Optimized electromagnetic wave absorption of Ag/Fe3O4/SiO2 via magnetic field-induced synthesis

This study reports on the synthesis and electromagnetic wave-absorbing properties of Ag/Fe 3 O 4 /SiO 2 under various magnetic field intensities. The nanocomposites were prepared via a solvothermal method followed by a Stober proces, during which uniform magnetic fields were applied to induce the formation of one-dimensional nanochain structures. Results indicate that the Ag/Fe 3 O 4 /SiO 2 exhibit enhanced wave-absorbing capabilities under strong magnetic fields. Specifically, at a magnetic field of 600 mT, the composite achieves a minimum reflection loss value of −48.61 dB, accompanied by a broad effective absorption bandwidth. Furthermore, the microwave absorption performance of samples oriented horizontally along the circumference surface during preparation shows a significant improvement compared to non-oriented samples.
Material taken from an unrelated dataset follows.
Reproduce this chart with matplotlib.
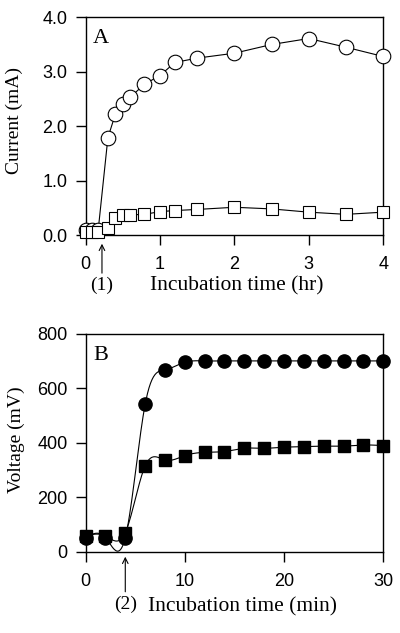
import numpy as np
import matplotlib
matplotlib.use("Agg")
import matplotlib.pyplot as plt

# ---- panel A data (hr, mA)
hr_x = [0, 0.08, 0.17, 0.3, 0.4, 0.5, 0.6, 0.79, 1.0, 1.2, 1.5, 2.0, 2.5, 3.0, 3.5, 4.0]
current_open_circle = [0.1, 0.1, 0.1, 1.79, 2.22, 2.40, 2.53, 2.77, 2.93, 3.17, 3.25, 3.34, 3.50, 3.61, 3.45, 3.28]
current_open_square = [0.05, 0.05, 0.05, 0.13, 0.31, 0.37, 0.37, 0.38, 0.43, 0.45, 0.47, 0.51, 0.48, 0.42, 0.38, 0.42]

# ---- panel B data (min, mV)
min_x = [0, 2, 4, 6, 8, 10, 12, 14, 16, 18, 20, 22, 24, 26, 28, 30]
voltage_circle = [52, 52, 52, 541, 668, 696, 701, 701, 701, 701, 701, 701, 701, 701, 701, 701]
voltage_square = [58, 58, 70, 315, 337, 353, 365, 368, 380, 380, 384, 386, 388, 388, 392, 390]

arrow_A = 0.22
arrow_B = 4.0

serif = ["Liberation Serif", "DejaVu Serif"]
sans = ["Liberation Sans", "DejaVu Sans"]


def natural_spline(x, y, n=400):
    # plain natural cubic spline, only used to draw the smooth connecting line
    x = np.asarray(x, float)
    y = np.asarray(y, float)
    k = len(x)
    h = np.diff(x)
    A = np.zeros((k, k))
    b = np.zeros(k)
    A[0, 0] = A[-1, -1] = 1
    for i in range(1, k - 1):
        A[i, i - 1] = h[i - 1]
        A[i, i] = 2 * (h[i - 1] + h[i])
        A[i, i + 1] = h[i]
        b[i] = 6 * ((y[i + 1] - y[i]) / h[i] - (y[i] - y[i - 1]) / h[i - 1])
    M = np.linalg.solve(A, b)
    xs = np.linspace(x[0], x[-1], n)
    j = np.clip(np.searchsorted(x, xs) - 1, 0, k - 2)
    t1 = x[j + 1] - xs
    t0 = xs - x[j]
    hj = h[j]
    ys = (M[j] * t1 ** 3 / (6 * hj) + M[j + 1] * t0 ** 3 / (6 * hj)
          + (y[j] / hj - M[j] * hj / 6) * t1 + (y[j + 1] / hj - M[j + 1] * hj / 6) * t0)
    return xs, ys


fig = plt.figure(figsize=(4.0, 6.33), dpi=100)
axA = fig.add_axes([0.214, 0.6287, 0.744, 0.344])
axB = fig.add_axes([0.214, 0.1284, 0.744, 0.344])

# panel A: straight segments, squares drawn over circles
axA.plot(hr_x, current_open_circle, color="black", lw=0.8, marker="o", ms=10.5,
         mfc="white", mec="black", mew=0.8, clip_on=False, zorder=3)
axA.plot(hr_x, current_open_square, color="black", lw=0.8, marker="s", ms=8,
         mfc="white", mec="black", mew=0.8, clip_on=False, zorder=4)
axA.set_xlim(0, 4)
axA.set_ylim(0, 4)
axA.set_xticks([0, 1, 2, 3, 4])
axA.set_yticks([0, 1, 2, 3, 4])
axA.set_yticklabels(["0.0", "1.0", "2.0", "3.0", "4.0"])

# panel B: smoothed line
xs, ys = natural_spline(min_x, voltage_circle)
axB.plot(xs, ys, color="black", lw=0.8, zorder=2)
xs, ys = natural_spline(min_x, voltage_square)
axB.plot(xs, ys, color="black", lw=0.8, zorder=2)
axB.plot(min_x, voltage_circle, ls="none", marker="o", ms=9.5, color="black",
         clip_on=False, zorder=3)
axB.plot(min_x, voltage_square, ls="none", marker="s", ms=9, color="black",
         clip_on=False, zorder=4)
axB.set_xlim(0, 30)
axB.set_ylim(0, 800)
axB.set_xticks([0, 10, 20, 30])
axB.set_yticks([0, 200, 400, 600, 800])

for ax in (axA, axB):
    for s in ax.spines.values():
        s.set_linewidth(1.0)
    ax.tick_params(direction="out", length=7, width=1.0)
    ax.tick_params(axis="x", pad=8)
    ax.tick_params(axis="y", pad=6)
    for lab in ax.get_xticklabels() + ax.get_yticklabels():
        lab.set_family(sans)
        lab.set_fontsize(13)

axA.set_xlabel("Incubation time (hr)", family=serif, fontsize=15.5, va="top")
axA.xaxis.set_label_coords(0.508, -0.19)
axA.set_ylabel("Current (mA)", family=serif, fontsize=14)
axA.yaxis.set_label_coords(-0.21, 0.524)

axB.set_xlabel("Incubation time (min)", family=serif, fontsize=15.5, va="top")
axB.xaxis.set_label_coords(0.528, -0.21)
axB.set_ylabel("Voltage (mV)", family=serif, fontsize=14)
axB.yaxis.set_label_coords(-0.203, 0.515)

axA.text(0.025, 0.945, "A", transform=axA.transAxes, family=serif, fontsize=16,
         ha="left", va="top")
axB.text(0.025, 0.945, "B", transform=axB.transAxes, family=serif, fontsize=16,
         ha="left", va="top")

# injection arrows
arrow = dict(arrowstyle="->", lw=0.8, color="black", shrinkA=0, shrinkB=0)
axA.annotate("", xy=(arrow_A, -0.04), xytext=(arrow_A, -0.175),
             xycoords=("data", "axes fraction"), textcoords=("data", "axes fraction"),
             arrowprops=arrow, annotation_clip=False)
axA.text(arrow_A, -0.23, "(1)", transform=axA.get_xaxis_transform(),
         family=serif, fontsize=14, ha="center", va="center")
axB.annotate("", xy=(arrow_B, -0.023), xytext=(arrow_B, -0.184),
             xycoords=("data", "axes fraction"), textcoords=("data", "axes fraction"),
             arrowprops=arrow, annotation_clip=False)
axB.text(arrow_B, -0.243, "(2)", transform=axB.get_xaxis_transform(),
         family=serif, fontsize=14, ha="center", va="center")

fig.savefig("out.png", dpi=100)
It is attributed to the optimized electromagnetic wave transmission pathways and improved electrical conductivity and magnetic loss capabilities facilitated by the nanochain structures. Specifically, the nanochains effectively lengthen the wave propagation distance, promote charge migration, and intensify natural and exchange resonance effects. This research not only broadens the design paradigm for electromagnetic wave-absorbing materials but also offers novel strategies for their development.